Chi-Squared Testing

  • Bowen Li
  • 2016/04/30

1. Aggregate data in a 2x2 Table

In many classification applications, for example, exposure-disease association, we can summarize data in the following $2 \times 2$ table:

Event: $D$ No Event: $\bar D$
Exposure: $E$ $a$ $b$ $n_B$
No Exposure: $\bar E$ $c$ $d$ $n_A$
$a+c$ $b+d$ $n$

The hypothesis to verify: the exposure $E$ and the event $D$ are independent? Actually, we would like to disprove this hypothesis, then we can claim the exposure is associated with the event.

2. Pearson (1900)'s chi-squared test

Let $p_B = Pr(D | E)$ be the conditional probability of event, $D$, given the exposure group, $E$, and $p_A = Pr(D | \bar E)$ the conditional probability of event, $D$, given the non-exposure group, A.

The interested hypothesis can be represented as

$$ H_0: p_B = p_A, vs. H_1: p_B \neq p_A $$

Chi-squared test statistics under $H_0$:

$$ X_p = \frac{(\widehat {p}_B - \widehat {p}_A)^2}{\widehat{p} (1 - \widehat{p}) \left ( \frac{1}{n_B} + \frac{1}{n_A} \right )} = \frac{n (ad - bc)^2}{(a + b) (a + c) (b + d) (c + d)} = \sum_{i=1}^2 \sum_{j=1}^2 \frac{(O_{ij} - E_{ij})^2}{E_{ij}} \rightarrow^d \chi^2_{(1)} \quad \text{(1)} $$

where

  • $\widehat{p}_B = a / n_B$ and $\widehat{p}_A = c / n_A$
  • $p = Pr(\text{D})$, with estimate $\widehat{p} = (a + c) / n$
  • $O_{ij}$, $i,j = 1,2$: observed entries in 2x2 table
  • $E_{ij} = E(O_{ij})$, $i,j = 1,2$: expected entries in 2x2 table

By applying (1) we can obtain the corresponding testing procedure or confidence interval.

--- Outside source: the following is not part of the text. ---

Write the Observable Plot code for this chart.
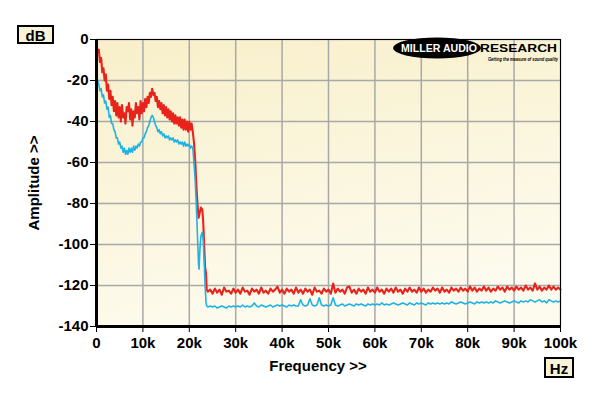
<!DOCTYPE html>
<html><head><meta charset="utf-8">
<script src="https://cdn.jsdelivr.net/npm/d3@7"></script>
<script src="https://cdn.jsdelivr.net/npm/@observablehq/plot@0.6"></script>
<style>
html,body{margin:0;padding:0;background:#fff;}
#chart{width:600px;height:396px;}
</style></head><body><div id="chart"></div>
<script>
// ---- axis ticks ----
const xTicks = [0, 10, 20, 30, 40, 50, 60, 70, 80, 90, 100]; // kHz
const xTickLabels = ["0", "10k", "20k", "30k", "40k", "50k", "60k", "70k", "80k", "90k", "100k"];
const yTicks = [0, -20, -40, -60, -80, -100, -120, -140];
const yTickLabels = ["0", "-20", "-40", "-60", "-80", "-100", "-120", "-140"];

// ---- segment A: 0 .. 20.75 kHz, every 0.25 kHz ----
const stepA = 0.25;
const redA = [
  -2, -6, -5, -11, -9, -16, -14, -20, -17, -25,
  -22, -29, -25, -32, -28, -35, -30, -37, -31, -38,
  -33, -40, -32, -38, -36, -41, -33, -35, -31, -39,
  -34, -42, -35, -38, -31, -36, -33, -39, -30, -36,
  -31, -35, -29, -33, -28, -31, -26, -28, -24, -27,
  -26, -30, -28, -33, -30, -34, -31, -36, -32, -37,
  -33, -38, -34, -39, -35, -40, -36, -41, -37, -41,
  -38, -42, -38, -43, -39, -44, -39, -44, -40, -45,
  -40, -44, -41, -45
];
const blueA = [
  -17, -20, -22, -25, -24, -28, -27, -31, -30, -34,
  -33, -38, -37, -41, -41, -44, -45, -48, -48, -51,
  -50, -53, -52, -55, -53, -56, -54, -56, -53, -55,
  -53, -55, -52, -54, -52, -53, -51, -52, -50, -50,
  -48, -48, -46, -45, -43, -42, -40, -38, -37, -38,
  -40, -42, -43, -45, -44, -46, -45, -47, -46, -48,
  -47, -48, -47, -49, -48, -49, -48, -50, -49, -50,
  -49, -51, -50, -51, -50, -52, -50, -52, -51, -52,
  -51, -53, -52, -53
];

// ---- transition (filter cut-off) ----
const transF    = [21.0, 21.25, 21.5, 21.75, 22.0, 22.1, 22.3, 22.5, 22.8, 23.0, 23.2, 23.4, 23.6, 23.75, 24.0];
const transRed  = [-50, -58, -70, -80, -87, -86, -84, -82, -83, -89, -100, -111, -114, -122, -123];
const transBlue = [-60, -68, -80, -95, -110, -112, -102, -96, -94, -98, -108, -120, -128, -130, -130.5];

// ---- floor: 24.5 .. 100 kHz, every 0.5 kHz ----
const startC = 24.5, stepC = 0.5;
const redFloor = [
  -122, -124, -121.5, -123.5, -122, -124.5, -121, -123, -122.5, -124,
  -121.5, -123.5, -122, -124, -121, -123, -122.5, -124.5, -121.5, -123,
  -122, -124, -121, -123.5, -122.5, -124, -121.5, -123, -122, -120.5,
  -123.5, -122, -124, -121.5, -123, -122, -124, -121, -123.5, -122,
  -124, -121.5, -123, -122, -124.5, -121, -123, -122.5, -124, -121.5,
  -123, -122, -124, -119, -123.5, -121.5, -123, -122, -124, -121,
  -120.5, -123.5, -122, -124, -121.5, -123, -122, -124, -121, -123,
  -122, -123.5, -121, -123, -122, -124, -121.5, -123, -121.5, -123.5,
  -121, -123, -122, -124, -121.5, -123, -121, -123, -122, -123.5,
  -121, -123, -121.5, -123.5, -122, -123, -121, -122.5, -121.5, -123.5,
  -121, -123, -122, -123.5, -121, -122.5, -121.5, -123, -121, -122.5,
  -121.5, -123, -120.5, -122.5, -121, -123, -121.5, -122.5, -120.5, -122.5,
  -121, -123, -121.5, -122.5, -120.5, -122, -121, -123, -120.5, -122,
  -121, -122.5, -120.5, -122, -121, -122.5, -120, -122, -121, -122.5,
  -119, -122, -120.5, -122.5, -121, -122, -120, -122, -120.5, -122,
  -121, -122
];
const blueFloor = [
  -130, -130.5, -130, -131, -130.5, -130, -130.5, -131, -130, -130.5,
  -130, -130.5, -130, -130.5, -129.5, -130.5, -130, -130.5, -130, -128.5,
  -130, -130.5, -129.5, -130, -130.5, -130, -129.5, -130.5, -130, -129.5,
  -130, -129.5, -130, -130.5, -129.5, -130, -129.5, -130, -130, -127,
  -129.5, -130, -129.5, -126.5, -129.5, -130, -129.5, -126, -129.5, -130,
  -129.5, -130, -129.5, -126, -129.5, -130, -129.5, -129, -130, -129.5,
  -129, -129.5, -130, -129, -129.5, -129, -129.5, -130, -129, -129.5,
  -129, -129.5, -129, -129.5, -128.5, -129.5, -129, -129.5, -129, -128.5,
  -129, -129.5, -129, -128.5, -129, -129.5, -128.5, -129, -129.5, -128.5,
  -129, -128.5, -129, -129.5, -128.5, -129, -128.5, -129, -128.5, -129,
  -128.5, -129, -128.5, -129, -128, -128.5, -129, -128.5, -128, -128.5,
  -129, -128.5, -128, -128.5, -129, -128, -128.5, -128, -128.5, -128,
  -128.5, -128, -128.5, -127.5, -128, -128.5, -128, -127.5, -128, -128.5,
  -128, -127.5, -128, -128.5, -127.5, -128, -127.5, -128, -127, -127.5,
  -128, -127.5, -127, -128, -127.5, -128.5, -127, -127.5, -128, -127.5,
  -128, -127.5
];

// ---- build series ----
function build(a, t, c) {
  const out = [];
  a.forEach((v, i) => out.push({f: i * stepA, db: v}));
  t.forEach((v, i) => out.push({f: transF[i], db: v}));
  c.forEach((v, i) => out.push({f: startC + i * stepC, db: v}));
  return out;
}
const redData = build(redA, transRed, redFloor);
const blueData = build(blueA, transBlue, blueFloor);

const RED = "#e8231b", BLUE = "#1eb2e6";

const plot = Plot.plot({
  width: 600, height: 396,
  marginLeft: 96, marginRight: 40, marginTop: 39, marginBottom: 70,
  style: {fontFamily: "'Liberation Sans', Arial, sans-serif", fontSize: "15px", fontWeight: "bold", background: "transparent", color: "#000"},
  x: {domain: [0, 100]},
  y: {domain: [-140, 0]},
  marks: [
    Plot.frame({fill: "url(#bgGrad)", stroke: null}),
    Plot.gridX(xTicks, {stroke: "#a8a8a8", strokeOpacity: 1, strokeWidth: 1.5}),
    Plot.gridY(yTicks, {stroke: "#a8a8a8", strokeOpacity: 1, strokeWidth: 1.5}),
    Plot.line(redData, {x: "f", y: "db", stroke: RED, strokeWidth: 2.1}),
    Plot.line(blueData, {x: "f", y: "db", stroke: BLUE, strokeWidth: 1.6}),
    Plot.frame({stroke: "#000", strokeWidth: 1}),
    Plot.ruleX([0], {stroke: "#000", strokeWidth: 3}),
    Plot.ruleY([-140], {stroke: "#000", strokeWidth: 3}),
    Plot.axisX({ticks: xTicks, tickSize: 6, tickPadding: 5, label: null,
      tickFormat: d => xTickLabels[xTicks.indexOf(d)]}),
    Plot.axisY({ticks: yTicks, tickSize: 6, tickPadding: 2, label: null,
      tickFormat: d => yTickLabels[yTicks.indexOf(d)]})
  ]
});
document.getElementById("chart").appendChild(plot);

const svg = d3.select(plot);
const defs = svg.insert("defs", ":first-child");
const g = defs.append("linearGradient").attr("id", "bgGrad")
  .attr("x1", 0).attr("y1", 0).attr("x2", 0.3).attr("y2", 1);
g.append("stop").attr("offset", "0%").attr("stop-color", "#f8efc9");
g.append("stop").attr("offset", "100%").attr("stop-color", "#fdfbee");

const font = "'Liberation Sans', Arial, sans-serif";
function txt(parent, x, y, s, size, anchor) {
  return parent.append("text").attr("x", x).attr("y", y).attr("text-anchor", anchor)
    .attr("font-family", font).attr("font-weight", "bold").attr("font-size", size).text(s);
}
// unit boxes
function box(x, y, w, h, label, tx, ty) {
  svg.append("rect").attr("x", x).attr("y", y).attr("width", w).attr("height", h)
    .attr("fill", "#f8f2d8").attr("stroke", "#000").attr("stroke-width", 2);
  txt(svg, tx, ty, label, 15, "middle");
}
box(18, 26, 35, 17, "dB", 35.5, 40.5);
box(545, 358, 28, 19, "Hz", 559, 373.5);

// axis titles
svg.append("text").attr("transform", "translate(39,183) rotate(-90)").attr("text-anchor", "middle")
  .attr("font-family", font).attr("font-weight", "bold").attr("font-size", 15).text("Amplitude >>");
txt(svg, 318, 371, "Frequency >>", 15, "middle");

// logo
const logo = svg.append("g");
logo.append("ellipse").attr("cx", 437).attr("cy", 48).attr("rx", 44).attr("ry", 10.5).attr("fill", "#000");
txt(logo, 401, 51.5, "MILLER AUDIO", 11, "start").attr("fill", "#fff")
  .attr("textLength", 76).attr("lengthAdjust", "spacingAndGlyphs");
txt(logo, 480, 52, "RESEARCH", 11.5, "start").attr("fill", "#000")
  .attr("textLength", 77).attr("lengthAdjust", "spacingAndGlyphs");
txt(logo, 488, 61, "Getting the measure of sound quality", 5, "start").attr("fill", "#000")
  .attr("font-style", "italic").attr("textLength", 70).attr("lengthAdjust", "spacingAndGlyphs");
</script>
</body></html>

Appendix. Derivations of (1)

Let $p_B = \Pr(D | E)$, and $p_A = \Pr(D | \bar E)$,

$$ \widehat p_B = \frac{a}{a+b} = \frac{a}{n_B}, \widehat p_A = \frac{c}{c+d} = \frac{c}{n_A} $$

Under $H_0: p_B = p_A = p$,

$$ E(\widehat p_B - \widehat p_A) = 0, Var(\widehat p_B - \widehat p_A) = \frac{1}{n_B} p_B (1 - p_B) + \frac{1}{n_A} p_A (1 - p_A) = p (1 - p) \left [ \frac{1}{n_B} + \frac{1}{n_A} \right ] := \widehat V $$

From the Central Limit Theorem,

$$ \frac{\widehat p_B - \widehat p_A}{\sqrt{\widehat V}} = \frac{\widehat p_B - \widehat p_A)}{\sqrt{\widehat p (1 - \widehat p) \left [ \frac{1}{n_B} + \frac{1}{n_A} \right ]}} \rightarrow^d N(0, 1) $$

Thus,

$$ \frac{(\widehat p_B - \widehat p_A)^2}{\widehat p (1 - \widehat p) \left [ \frac{1}{n_B} + \frac{1}{n_A} \right ]} \rightarrow^d \chi^2_{(1)} $$

Numerator:

$$ (\widehat p_B - \widehat p_A)^2 = \left ( \frac{a}{n_B} - \frac{c}{n_A} \right )^2 = \frac{(ad - bc)^2}{(n_B n_A)^2} $$

Denominator:

$$ \widehat p (1 - \widehat p) \left [ \frac{1}{n_B} + \frac{1}{n_A} \right ] = \frac{a+c}{n} \frac{b+d}{n} \frac{n_B + n_A}{n_B n_A} = \frac{(a+c) (b+d)}{n n_B n_A} $$

Hence the first identity in equation (1) follows. Alternatively, first focus on cell $O_{11} = a$. Under $H_0:$ exposure and event are independent,

$$ E_{11} = E(O_{11}) = E(a) = n \Pr(E \cdot D) = n \Pr(E) \Pr(D) = n \frac{a+c}{n} \frac{a+b}{n} $$

Similar results can be derived for cells $b$, $c$ and $d$. Hence the second identity in equation (1) follows.

References

  • Jewell (2004). Statistics for Epidemiology.